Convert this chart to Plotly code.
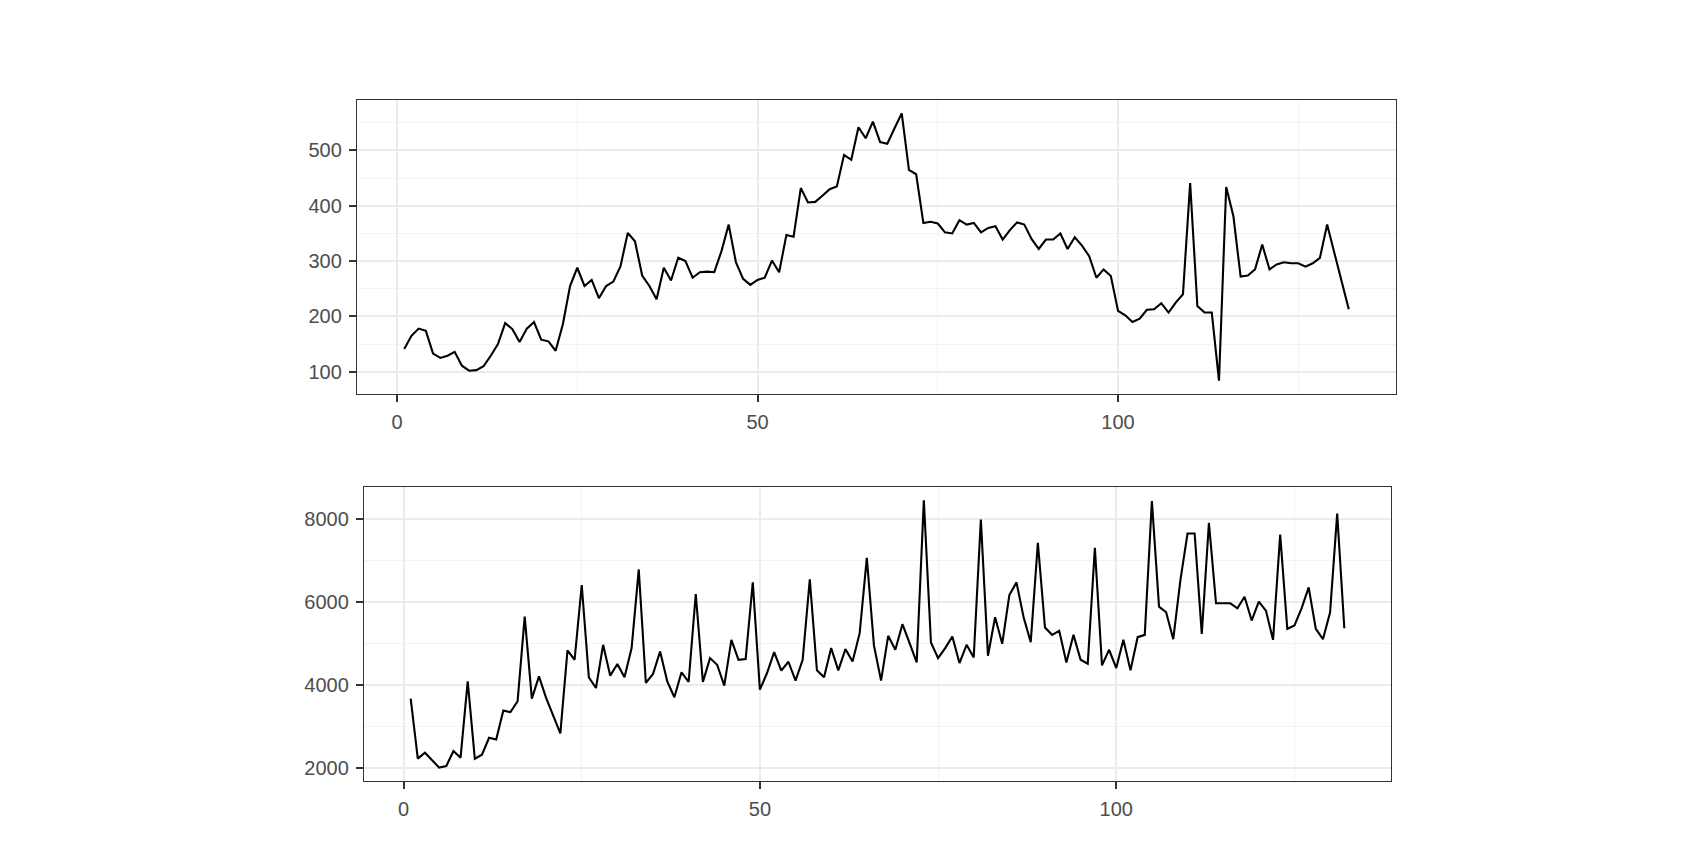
import plotly.graph_objects as go

# ---- data ----
top_x = list(range(1, 133))
top_values = [
    141, 165, 178, 174, 133, 125, 129, 136, 111, 102,
    103, 110, 129, 150, 188, 177, 154, 178, 190, 158,
    155, 138, 186, 255, 288, 255, 266, 233, 255, 263,
    291, 351, 336, 274, 255, 231, 288, 265, 306, 300,
    270, 280, 281, 280, 318, 366, 298, 268, 257, 266,
    270, 301, 280, 347, 344, 432, 406, 407, 418, 430,
    435, 492, 483, 542, 522, 552, 515, 512, 540, 567,
    465, 457, 369, 371, 368, 352, 350, 374, 366, 369,
    352, 360, 363, 339, 356, 370, 366, 340, 322, 339,
    339, 350, 322, 343, 328, 309, 270, 285, 273, 210,
    202, 190, 196, 212, 213, 224, 207, 225, 240, 441,
    219, 207, 207, 84, 434, 381, 272, 274, 285, 330,
    285, 294, 298, 296, 296, 290, 296, 306, 366, 316,
    264, 213,
]

bottom_x = list(range(1, 133))
bottom_values = [
    3666, 2216, 2360, 2176, 2000, 2040, 2400, 2240, 4083, 2216,
    2312, 2721, 2681, 3378, 3338, 3602, 5645, 3666, 4203, 3682,
    3241, 2825, 4828, 4603, 6406, 4179, 3922, 4964, 4219, 4499,
    4179, 4884, 6782, 4043, 4259, 4804, 4083, 3698, 4300, 4067,
    6190, 4067, 4643, 4483, 3978, 5084, 4603, 4619, 6470, 3882,
    4283, 4788, 4339, 4555, 4099, 4603, 6542, 4347, 4179, 4884,
    4347, 4860, 4563, 5244, 7063, 4948, 4099, 5180, 4844, 5461,
    5004, 4539, 8449, 5020, 4643, 4884, 5164, 4523, 4964, 4659,
    7984, 4700, 5629, 4988, 6165, 6470, 5629, 5028, 7423, 5380,
    5204, 5300, 4539, 5204, 4603, 4507, 7303, 4467, 4844, 4403,
    5084, 4347, 5148, 5204, 8433, 5885, 5749, 5100, 6526, 7648,
    7648, 5228, 7904, 5965, 5965, 5965, 5845, 6125, 5549, 6005,
    5789, 5084, 7624, 5348, 5428, 5845, 6350, 5348, 5100, 5741,
    8128, 5364,
]

x_ticks = [0, 50, 100]
top_y_ticks = [100, 200, 300, 400, 500]
bottom_y_ticks = [2000, 4000, 6000, 8000]

W, H = 1702, 844

fig = go.Figure()
fig.add_trace(go.Scatter(x=top_x, y=top_values, mode="lines",
                         line=dict(color="black", width=2.1), xaxis="x", yaxis="y",
                         showlegend=False, hoverinfo="x+y"))
fig.add_trace(go.Scatter(x=bottom_x, y=bottom_values, mode="lines",
                         line=dict(color="black", width=2.1), xaxis="x2", yaxis="y2",
                         showlegend=False, hoverinfo="x+y"))


def expand(lo, hi, f=0.05):
    d = (hi - lo) * f
    return [lo - d, hi + d]


font = dict(family="Liberation Sans, Arial, sans-serif", size=20, color="#4D4D4D")
axis_common = dict(
    showline=True, linecolor="#333333", linewidth=1.3, mirror=True,
    ticks="outside", ticklen=7, tickwidth=1.5, tickcolor="#333333",
    showgrid=True, gridcolor="#EBEBEB", gridwidth=2,
    zeroline=False, tickfont=font, ticklabelstandoff=3,
)

xr_top = expand(min(top_x), max(top_x))
xr_bot = expand(min(bottom_x), max(bottom_x))
yr_top = expand(min(top_values), max(top_values))
yr_bot = expand(min(bottom_values), max(bottom_values))

fig.update_layout(
    width=W, height=H, margin=dict(l=0, r=0, t=0, b=0),
    paper_bgcolor="white", plot_bgcolor="white",
    xaxis=dict(domain=[357 / W, 1396 / W], range=xr_top, tickvals=x_ticks,
               anchor="y",
               minor=dict(showgrid=True, gridcolor="#F3F3F3", gridwidth=1, tickvals=[25, 75, 125], ticks=""),
               **axis_common),
    yaxis=dict(domain=[1 - 394 / H, 1 - 100 / H], range=yr_top, tickvals=top_y_ticks,
               anchor="x",
               minor=dict(showgrid=True, gridcolor="#F3F3F3", gridwidth=1, tickvals=[150, 250, 350, 450, 550], ticks=""),
               **axis_common),
    xaxis2=dict(domain=[364 / W, 1391 / W], range=xr_bot, tickvals=x_ticks,
                anchor="y2",
                minor=dict(showgrid=True, gridcolor="#F3F3F3", gridwidth=1, tickvals=[25, 75, 125], ticks=""),
                **axis_common),
    yaxis2=dict(domain=[1 - 781 / H, 1 - 487 / H], range=yr_bot, tickvals=bottom_y_ticks,
                anchor="x2",
                minor=dict(showgrid=True, gridcolor="#F3F3F3", gridwidth=1, tickvals=[3000, 5000, 7000], ticks=""),
                **axis_common),
)

fig.write_html("out.html", config={"displayModeBar": False},
               post_script="document.body.style.margin='0';document.body.style.overflow='hidden';")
##########
**What the task asks**. From the first line of the listing above, repeat every line through the one holding "import plotly.graph_objects as go". Both ends count, and pictures stay out.

**Reply to the task**.
Convert this chart to Plotly code.
import plotly.graph_objects as go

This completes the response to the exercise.